Community Blog How to Mask Sensitive Information on PostgreSQL Using Anon Plug-in

How to Mask Sensitive Information on PostgreSQL Using Anon Plug-in

In this article, the author explains how to mask sensitive information such as email addresses and credit card numbers in PostgreSQL using the Anon plug-in.

By digoal


PostgreSQL security label is a security framework that opens the security label provider interface. By implementing this interface, you can achieve fine-grained data security control. As a result, some users can only see obfuscated data, for example.

  • load security label lib
  • user (labeled) —> search —> security label (object) —> security obfuscation function —> return obfuscation results

For example, SELinux Label Lib: https://www.postgresql.org/docs/12/sepgsql.html

shared_preload_libraries = 'sepgsql'  
SECURITY LABEL FOR selinux ON TABLE mytable IS 'system_u:object_r:sepgsql_table_t:s0';  

For example, prohibit direct access to credit fields.

postgres=# CREATE TABLE customer (  
               cid     int primary key,  
               cname   text,  
               credit  text  
postgres=# SECURITY LABEL ON COLUMN customer.credit  
               IS 'system_u:object_r:sepgsql_secret_table_t:s0';  

Allow access to credit through function.

postgres=# CREATE FUNCTION show_credit(int) RETURNS text  
             AS 'SELECT regexp_replace(credit, ''-[0-9]+$'', ''-xxxx'', ''g'')  
                        FROM customer WHERE cid = $1'  
           LANGUAGE sql;  
postgres=# SECURITY LABEL ON FUNCTION show_credit(int)  
               IS 'system_u:object_r:sepgsql_trusted_proc_exec_t:s0';  

An administrative user should perform the above operations.
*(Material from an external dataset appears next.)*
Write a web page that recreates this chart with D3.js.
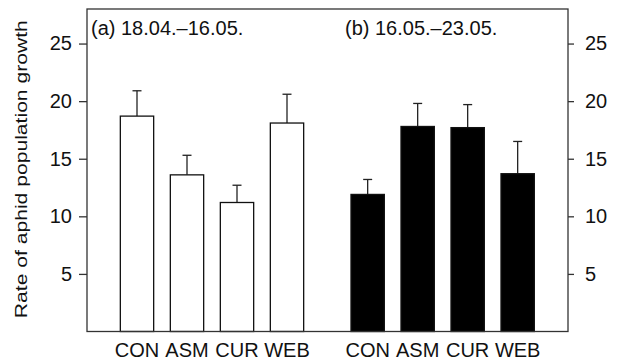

postgres=# SELECT * FROM customer;  
ERROR:  SELinux: security policy violation  
postgres=# SELECT cid, cname, show_credit(cid) FROM customer;  
 cid | cname  |     show_credit  
   1 | taro   | 1111-2222-3333-xxxx  
   2 | hanako | 5555-6666-7777-xxxx  
(2 rows)  

In this case, a regular user cannot reference customer credit. Still, a trusted procedure show_credit allows the user to print the customers’ credit card numbers with some digits masked out.

Query specific labels.

postgres=# select * from pg_seclabel;  
 objoid | classoid | objsubid | provider | label   
(0 rows)  
postgres=# select * from pg_seclabels;  
 objoid | classoid | objsubid | objtype | objnamespace | objname | provider | label   
(0 rows)    

In addition to SELinux, some plug-ins, such as anon, also use security label interfaces to mask sensitive information.

Anon: Security Label Provider for Masking Sensitive Information

The first step is to label the user, indicating that the user needs to load the security label provider —> anon when querying data.

Then, label the object. Users who have performed labeling for objects will use the sensitive information masking function to mask sensitive information.


=# SELECT * FROM people;  
 id | fistname | lastname |   phone      
 T1 | Sarah    | Conor    | 0609110911  

Step 1: Activate the dynamic masking engine.

=# SELECT anon.start_dynamic_masking();  

Step 2: Declare a masked user.

=# CREATE ROLE skynet LOGIN;  

Step 3: Declare the masking rules.

anon.Fake_last_name and anon.partial are two masking functions.

You should label security label on people.lastname and use anon.fake_last_name to filter functions safely. In other words, when you send a query, the fake_last_name function cleans the values of the field before entering the next step.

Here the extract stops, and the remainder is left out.